También se utilizó como secadero de tabaco y en la techumbre desnuda de las habitaciones alta y baja de la casa, se colgaban en ganchos clavados en las vigas de madera, grandes lienzos de hojas de las plantas tabaqueras para que se secaran. El guarda nos dejaba pasar a verlo por entre las colgadas hojas verdes y su fuerte olor nos hacía estornudar y a veces pasábamos por debajo de los lienzos dándonos las hojas en la cabeza. Del quemado de las hojas secas salieron muchos primerizos fumadores.
La misteriosa casa, cobraba más embrujo en el invierno con la llegada continua de murciélagos que se introducían en los huecos de los tubos clavados en la pared para sostener las instalaciones eléctricas de la Compañía Mengemor de Electricidad, y los niños los perseguíamos introduciendo cañas en los huecos de estos tubos para que salieran y pudiéramos seguir la caza.
En primavera acudían las golondrinas, y un enjambre de ellas se posaban en los alambres tensados entre las tacillas blancas de las palometas mientras descansaban de sus vuelos y de hacer sus nidos con barro y paja en los aleros del tejado.
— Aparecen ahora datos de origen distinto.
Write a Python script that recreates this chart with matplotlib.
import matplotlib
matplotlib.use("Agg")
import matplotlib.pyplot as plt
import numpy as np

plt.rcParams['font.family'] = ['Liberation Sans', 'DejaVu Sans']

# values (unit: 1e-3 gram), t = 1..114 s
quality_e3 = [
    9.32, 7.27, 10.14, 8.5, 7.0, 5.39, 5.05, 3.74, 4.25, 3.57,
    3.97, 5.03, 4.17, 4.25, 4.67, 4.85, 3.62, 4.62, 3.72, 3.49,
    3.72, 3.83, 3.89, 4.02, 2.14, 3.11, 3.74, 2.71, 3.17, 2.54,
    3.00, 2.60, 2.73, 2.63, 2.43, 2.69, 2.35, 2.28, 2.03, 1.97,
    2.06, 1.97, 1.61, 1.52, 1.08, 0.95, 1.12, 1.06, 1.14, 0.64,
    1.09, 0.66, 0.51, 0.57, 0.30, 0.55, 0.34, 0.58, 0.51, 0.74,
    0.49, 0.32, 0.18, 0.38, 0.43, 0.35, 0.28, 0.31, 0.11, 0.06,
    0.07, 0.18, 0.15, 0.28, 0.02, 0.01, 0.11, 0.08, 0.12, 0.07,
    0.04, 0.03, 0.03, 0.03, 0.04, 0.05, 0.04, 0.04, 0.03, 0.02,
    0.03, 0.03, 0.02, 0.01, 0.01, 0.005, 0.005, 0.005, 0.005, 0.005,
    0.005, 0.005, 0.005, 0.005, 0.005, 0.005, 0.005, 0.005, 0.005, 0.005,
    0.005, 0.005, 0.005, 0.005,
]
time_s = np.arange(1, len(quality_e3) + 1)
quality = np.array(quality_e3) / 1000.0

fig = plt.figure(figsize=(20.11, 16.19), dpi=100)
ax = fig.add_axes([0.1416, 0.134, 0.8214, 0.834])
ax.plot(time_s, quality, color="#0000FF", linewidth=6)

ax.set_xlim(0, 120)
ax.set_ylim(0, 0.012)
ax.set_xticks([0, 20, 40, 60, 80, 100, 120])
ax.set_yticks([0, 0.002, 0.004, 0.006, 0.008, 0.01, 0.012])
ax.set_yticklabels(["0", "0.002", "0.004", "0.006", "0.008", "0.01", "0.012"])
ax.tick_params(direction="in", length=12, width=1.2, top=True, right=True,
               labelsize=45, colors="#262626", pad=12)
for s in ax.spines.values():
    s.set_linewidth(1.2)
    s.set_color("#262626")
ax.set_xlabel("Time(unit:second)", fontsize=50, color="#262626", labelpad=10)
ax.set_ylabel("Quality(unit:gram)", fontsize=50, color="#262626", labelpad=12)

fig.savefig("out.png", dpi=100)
Allí nacerían sus polluelos y cuando estos crecían se asomaban al nido abriendo sus piquitos enseñando las güacharras pidiendo alimento con sus trinos. Algunos más traviesos se caían al suelo y sus padres se encargaban de protegerlo volando fuerte y chillando si nos acercábamos.
En la calle había una bombilla encendida que apenas se distinguía en la oscuridad, pero tanto en invierno como en primavera allí aparecíamos Manolo y Pepe Vázquez, hermanos “los chatarreros de Madrid”, – Pepe, era gordito y tenía una nube blanca en uno de sus ojos azules-, Paco Nieto –largo y delgado-, Andrés Fernández y yo, con cañas y tirachinas para divertirnos.
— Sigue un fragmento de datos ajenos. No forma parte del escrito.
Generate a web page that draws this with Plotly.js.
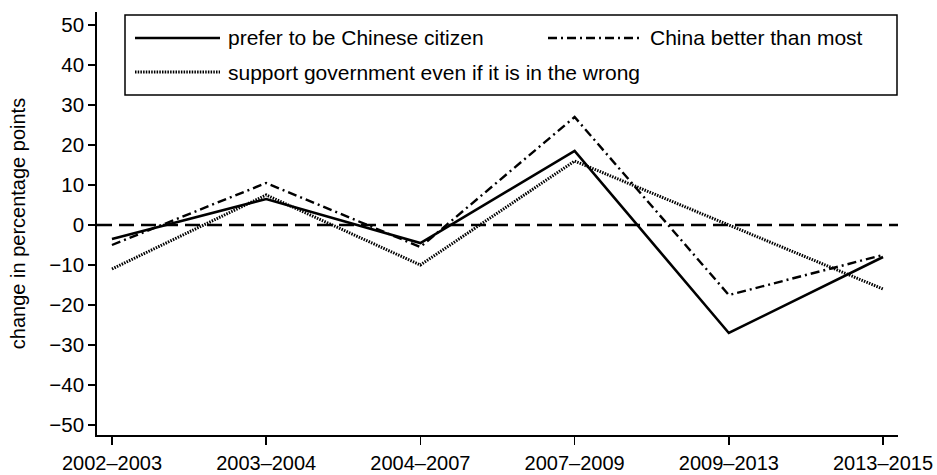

Hasta el borde del río, lo que hoy ocupa la carretera N-IV eran unos solares destinados a extender los ladrillos y tejas al secado del sol, y también pozas en las que durante el día, numerosos hombres sin camisa y remangados los pantalones, pisoteaban el barro constantemente o lo trasladaban a los moldes para hacer piezas. Esta actividad se paralizaba para ver a las putas, alegres y atrevidas vecinas que ejercían la prostitución en unas casas próximas, cuando éstas bajaban a lavar sus ropas al río, pues pasaban llenando el camino de risas y llamando la atención con sus coquetones movimientos y ligeros vestidos.
En la acera de enfrente, daban a la calle tapiales oscuros y verduzcos, a los que se adherían plantas verdes y húmedas junto a otras marchitas que, cerraban unos corralones donde se guardaban cerdos, burros y caballerías, lo que mantenía un bullicio constante de tratantes y de personas dedicadas a su cuidado, que no pasaban inadvertidos a las furcias, con las que coqueteaban; y haciendo esquina una caseta donde estaban instalados los contadores de la escasa luz eléctrica que alumbraba el pueblo.
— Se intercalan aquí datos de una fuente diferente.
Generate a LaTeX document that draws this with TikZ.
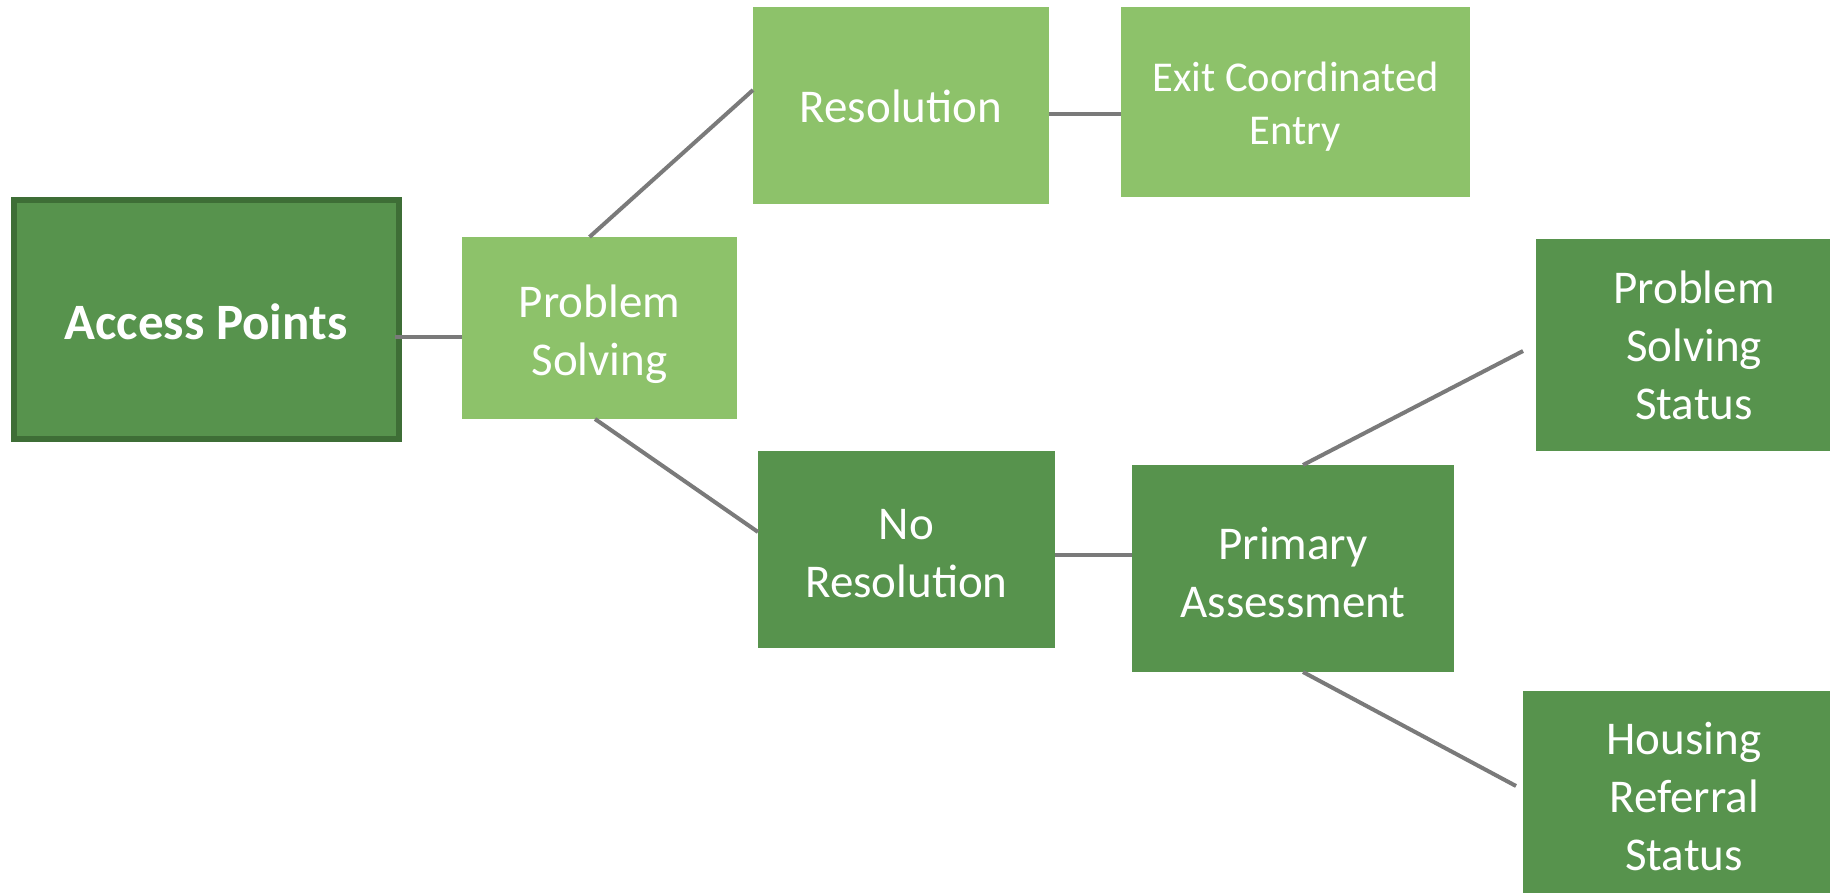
\documentclass[tikz,border=0pt]{standalone}
\usepackage{fontspec}
\setmainfont{Carlito}
\usetikzlibrary{calc}
\definecolor{lightg}{HTML}{8DC26A}
\definecolor{darkg}{HTML}{57934D}
\definecolor{borderg}{HTML}{3E6E36}
\definecolor{linegray}{HTML}{7A7A7A}
\tikzset{
  box/.style={rectangle, inner sep=0pt, outer sep=0pt},
  lightbox/.style={box, fill=lightg},
  darkbox/.style={box, fill=darkg},
  txt/.style={inner sep=0pt, align=center, text=white,
    font=\fontsize{47}{58}\selectfont},
  conn/.style={draw=linegray, line width=4pt}
}
\begin{document}
\begin{tikzpicture}[x=1pt,y=-1pt]
\useasboundingbox (0,0) rectangle (1830,893);
\fill[white] (0,0) rectangle (1830,893);
\begin{scope}
\clip (0,0) rectangle (1830,893);
\node[darkbox, draw=borderg, line width=6pt, minimum width=385pt, minimum height=239pt,
  label={[txt, font=\fontsize{51}{60}\selectfont\bfseries, yshift=-2pt]center:Access Points}] (a) at (206,319.5) {};
\node[lightbox, minimum width=275pt, minimum height=182pt,
  label={[txt, yshift=-6pt]center:Problem\\Solving}] (ps) at (599.5,328) {};
\node[lightbox, minimum width=296pt, minimum height=197pt,
  label={[txt, yshift=-1pt]center:Resolution}] (res) at (901,105.5) {};
\node[lightbox, minimum width=349pt, minimum height=190pt,
  label={[txt, font=\fontsize{42.5}{53}\selectfont, yshift=-5pt]center:Exit Coordinated\\Entry}] (exit) at (1295.5,102) {};
\node[darkbox, minimum width=297pt, minimum height=197pt,
  label={[txt, yshift=-4pt]center:No\\Resolution}] (nores) at (906.5,549.5) {};
\node[darkbox, minimum width=322pt, minimum height=207pt,
  label={[txt, yshift=-4pt]center:Primary\\Assessment}] (pa) at (1293,568.5) {};
\node[darkbox, minimum width=316pt, minimum height=212pt,
  label={[txt]center:Problem\\Solving\\Status}] (pss) at (1694,345) {};
\node[darkbox, minimum width=322pt, minimum height=210pt,
  label={[txt]center:Housing\\Referral\\Status}] (hrs) at (1684,796) {};
\end{scope}
\draw[conn] ($(a.east)+(-4,17.5)$) -- ($(ps.west)+(0,9)$);
\draw[conn] ($(ps.north)+(-10,0)$) -- ($(res.west)+(0,-15.5)$);
\draw[conn] ($(res.east)+(0,8.5)$) -- ($(exit.west)+(0,12)$);
\draw[conn] ($(ps.south)+(-4.5,0)$) -- ($(nores.west)+(0,-17.5)$);
\draw[conn] ($(nores.east)+(0,5.5)$) -- ($(pa.west)+(0,-13.5)$);
\draw[conn] ($(pa.north)+(10,0)$) -- ($(pss.west)+(-13,6)$);
\draw[conn] ($(pa.south)+(10,0)$) -- ($(hrs.west)+(-7,-10)$);
\end{tikzpicture}
\end{document}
La casona fue siempre un lugar ideal para las numerosas travesuras de pandillas de jóvenes de la localidad, los que, por un lado se resistían a entrar y por otro lo intentaban para indagar el interior, ya que, al no tener una puerta firme y existir alternativamente áridos, tabacos, palomos y las visitas de ignorados amantes en la penumbra de la noche, le daba un aire misterioso que se transmitía a través de sus balcones sin puertas detrás de los hierros protectores y de las ventanas de abajo con ladrillos cruzados sin unir para facilitar la ventilación y todo junto, aumentaba la curiosidad y se prestaba al fisgoneo..
Con el paso del tiempo todo ha cambiado, el solar de la manzana de la casa “misteriosa e intrigante en la década 1940/50”, lo ocupa la gran nave industrial dedicada a la fabricación de muebles de Antonio Leal Durán S. L., y en los corralones se han levantado unas lujosas viviendas para ornato del pueblo que tienen en frente la N-IV, la que había absorbido el suelo que se cubría de ladrillos recién hechos, y el futuro es demolerlo todo y convertirlo en otro gran edificio de pisos, con lo que la ribera va adquiriendo en el conjunto de la población un carácter progresista y moderno con aire residencial, en perjuicio del estilo aldeano y pueblerino que gozaba.
Las golondrinas ya no volverán jamás a colgar sus nidos en los aleros del misterioso Chimeneón; los murciélagos no encontrarán sus tubos para protegerse de la chiquillería; los placeres mundanos buscarán otros refugios y los jóvenes otras distracciones …. en el botellón y en las discotecas, y el viento del río seguirá soplando pero ya no encontrará la casa deshabitada – el Chimeneón- en la que colarse.
Ahora, cuando hablo de El Chimeneón con personas de mi tiempo, me es fácil comprender “el por qué” del recuerdo que dejó en todos nosotros.